Sexual activity amongst teenagers in Britain is becoming more and more widespread, or, as our authors put it, 'normative'. Perhaps a more realistic adjective would have been 'recreational'. Unsurprisingly, given such dangerous behaviour, Britain has the highest incidence of teenage pregnancy in Western Europe, with nearly 50,000 live births to women under twenty in 1998. Among these, nine out of ten are unmarried girls.

The report is quite straightforward in noting that the data do not suggest that sex education is very successful in delaying sexual activity or preventing pregnancy. A rethink is called for, emphasising the family context most appropriate for sexual activity. In other words, it is not sex education in principle which is wrong but the contingent message the present version carries and the people who are doing the job.
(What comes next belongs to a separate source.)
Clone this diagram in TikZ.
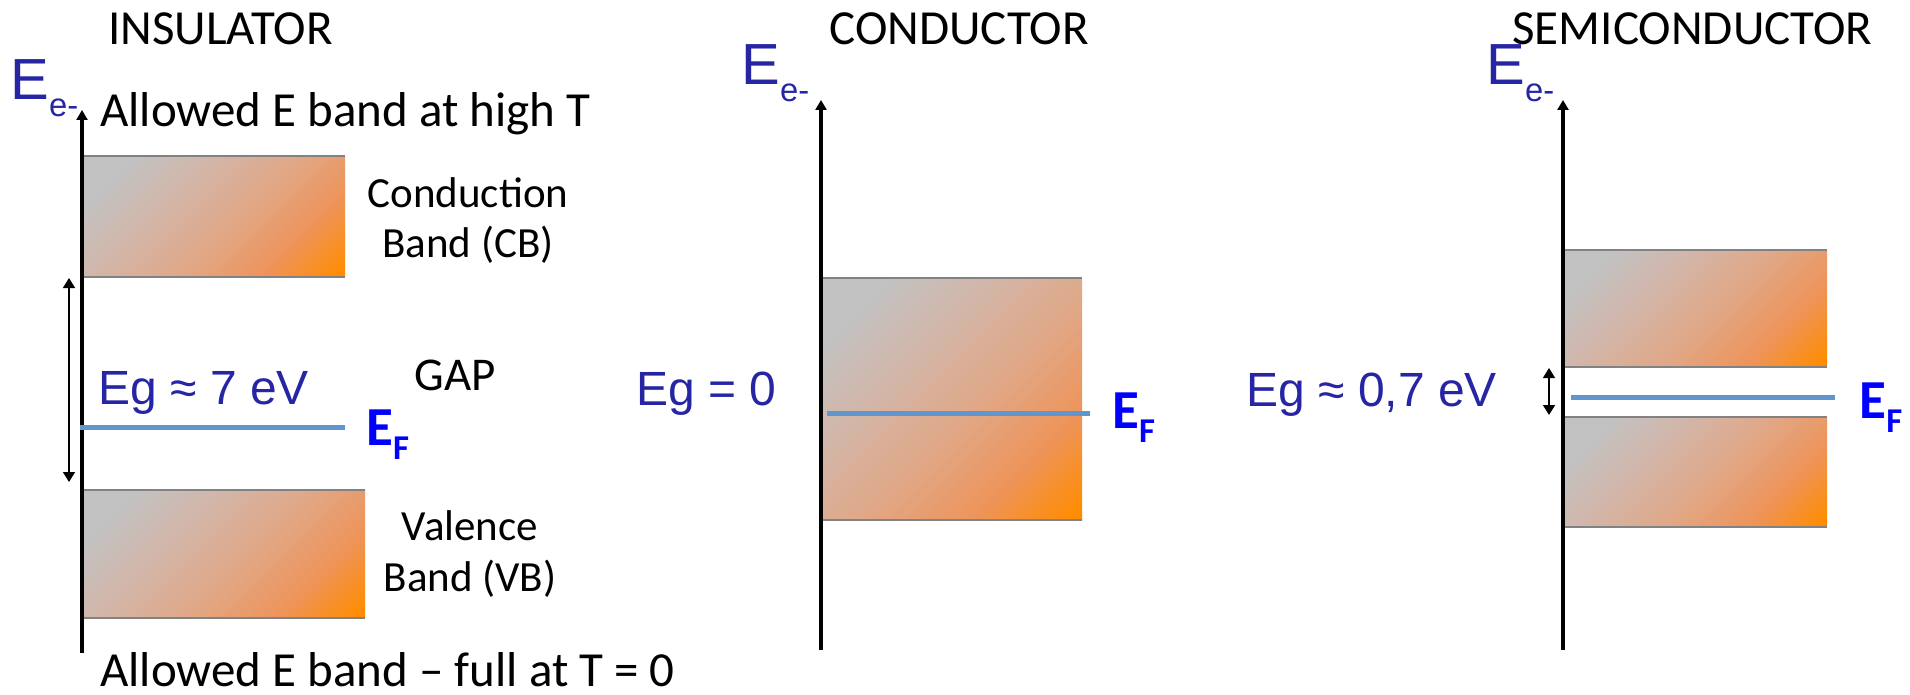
\documentclass[tikz,border=0pt]{standalone}
\usepackage{fontspec}
\setmainfont{Carlito}
\newfontfamily\arialfont{Liberation Sans}
\usetikzlibrary{arrows.meta}
\definecolor{bandgray}{RGB}{194,194,194}
\definecolor{bandmauve}{RGB}{210,182,170}
\definecolor{bandpeach}{RGB}{224,168,136}
\definecolor{bandsalmon}{RGB}{238,148,90}
\definecolor{bandorange}{RGB}{255,140,0}
\definecolor{edgegray}{RGB}{130,130,130}
\definecolor{fermiblue}{RGB}{96,150,205}
\definecolor{labelblue}{RGB}{38,38,165}
\definecolor{efblue}{RGB}{0,0,255}
\pgfdeclarehorizontalshading{bandshade}{100bp}{color(0bp)=(bandgray); color(24bp)=(bandgray);
  color(38bp)=(bandmauve); color(54bp)=(bandpeach); color(70bp)=(bandsalmon); color(84bp)=(bandorange);
  color(100bp)=(bandorange)}
\newcommand{\Eaxis}{{\fontsize{29}{30}\selectfont E}{\fontsize{16.4}{17}\selectfont\raisebox{-8.5pt}{e-}}}
\newcommand{\EF}{E{\fontsize{17.4}{18}\selectfont\raisebox{-7pt}{F}}}

\begin{document}
\begin{tikzpicture}[x=0.5pt,y=-0.5pt,
  band/.style={shading=bandshade, shading angle=-45},
  bandedge/.style={edgegray, line width=1pt},
  axisline/.style={line width=2pt, -{Triangle[width=5.5pt,length=5pt]}},
  gaparrow/.style={line width=0.7pt, {Triangle[width=6pt,length=5pt]}-{Triangle[width=6pt,length=5pt]}},
  fermi/.style={fermiblue, line width=2.5pt},
  fermishadow/.style={black, opacity=0.15, line width=2.5pt, shift={(1.5,3)}},
  heading/.style={font=\fontsize{24.5}{28}\selectfont, anchor=base west, inner sep=0pt},
  bandnote/.style={font=\fontsize{21.5}{25}\selectfont, anchor=base, inner sep=0pt},
  eglabel/.style={labelblue, font=\arialfont\fontsize{24}{26}\selectfont, anchor=base west, inner sep=0pt},
  eflabel/.style={efblue, font=\bfseries\fontsize{27.5}{30}\selectfont, anchor=base west, inner sep=0pt},
  elabel/.style={labelblue, font=\arialfont, anchor=base west, inner sep=0pt}]
  \useasboundingbox (0,0) rectangle (1910,695);

  % insulator
  \node[heading] (ins-title) at (108,45) {INSULATOR};
  \node[elabel] (ins-e) at (10,100) {\Eaxis};
  \node[heading] (ins-high) at (100,127) {Allowed E band at high T};
  \shade[band] (82,156) rectangle (345,277);
  \draw[bandedge] (82,156) -- (345,156) (82,277) -- (345,277);
  \shade[band] (82,490) rectangle (365,618);
  \draw[bandedge] (82,490) -- (365,490) (82,618) -- (365,618);
  \coordinate (ins-bot) at (82,653);
  \coordinate (ins-top) at (82,110);
  \draw[axisline] (ins-bot) -- (ins-top);
  \coordinate (ins-gtop) at (69,278);
  \coordinate (ins-gbot) at (69,482);
  \draw[gaparrow] (ins-gtop) -- (ins-gbot);
  \coordinate (ins-f1) at (80,427);
  \coordinate (ins-f2) at (345,427);
  \draw[fermishadow] (ins-f1) -- (ins-f2);
  \draw[fermi] (ins-f1) -- (ins-f2);
  \node[eflabel] (ins-ef) at (366,445) {\EF};
  \node[eglabel] (ins-eg) at (98,404) {Eg ≈ 7 eV};
  \node[heading, font=\fontsize{23.5}{26}\selectfont] (ins-gap) at (414,390) {GAP};
  \node[bandnote] (ins-cb1) at (468,208) {Conduction};
  \node[bandnote] (ins-cb2) at (468,257) {Band (CB)};
  \node[bandnote] (ins-vb1) at (470,540) {Valence};
  \node[bandnote] (ins-vb2) at (470,591) {Band (VB)};
  \node[heading] (ins-full) at (100,686) {Allowed E band – full at T = 0};

  % conductor
  \node[heading] (con-title) at (829,45) {CONDUCTOR};
  \node[elabel] (con-e) at (741,85) {\Eaxis};
  \shade[band] (821,278) rectangle (1082,520);
  \draw[bandedge] (821,278) -- (1082,278) (821,520) -- (1082,520);
  \coordinate (con-bot) at (821,650);
  \coordinate (con-top) at (821,100);
  \draw[axisline] (con-bot) -- (con-top);
  \coordinate (con-f1) at (827,413);
  \coordinate (con-f2) at (1090,413);
  \draw[fermishadow] (con-f1) -- (con-f2);
  \draw[fermi] (con-f1) -- (con-f2);
  \node[eflabel] (con-ef) at (1112,428) {\EF};
  \node[eglabel] (con-eg) at (636,405) {Eg = 0};

  % semiconductor
  \node[heading] (sem-title) at (1512,45) {SEMICONDUCTOR};
  \node[elabel] (sem-e) at (1486,85) {\Eaxis};
  \shade[band] (1563,250) rectangle (1827,367);
  \draw[bandedge] (1563,250) -- (1827,250) (1563,367) -- (1827,367);
  \shade[band] (1563,417) rectangle (1827,527);
  \draw[bandedge] (1563,417) -- (1827,417) (1563,527) -- (1827,527);
  \coordinate (sem-bot) at (1563,650);
  \coordinate (sem-top) at (1563,100);
  \draw[axisline] (sem-bot) -- (sem-top);
  \coordinate (sem-gtop) at (1549,368);
  \coordinate (sem-gbot) at (1549,415);
  \draw[gaparrow] (sem-gtop) -- (sem-gbot);
  \coordinate (sem-f1) at (1571,397);
  \coordinate (sem-f2) at (1835,397);
  \draw[fermishadow] (sem-f1) -- (sem-f2);
  \draw[fermi] (sem-f1) -- (sem-f2);
  \node[eflabel] (sem-ef) at (1859,418) {\EF};
  \node[eglabel] (sem-eg) at (1246,406) {Eg ≈ 0,7 eV};
\end{tikzpicture}
\end{document}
However, given the high proportion of young people who say that, for them, sexual intercourse was a matter of 'getting carried away', often while drunk, it is questionable if even the best programmes of sex education are going to have much impact . Nor is the provision of contraception seen by the young people as a problem.

The report concludes that parental care and disc!pline can help a lot. Two parents are usually better than one. Indeed, one of the most striking findings of Dr Hill's research is that children who are sexually active are twice as likely to be from broken homes. Home can be more protective of children's interests. Parents can help as to what children watch on TV or read. Young people need to have emphasised to them that drugs and alcohol can lower resistance to temptation.

It is interesting that the report shows that the young people themselves are often so sensible. How else can we hope to reverse forty years of 'child-centred' nonsense about school and parenting and sexual 'expression', unless the younger generation themselves come to see how pernicious it all is?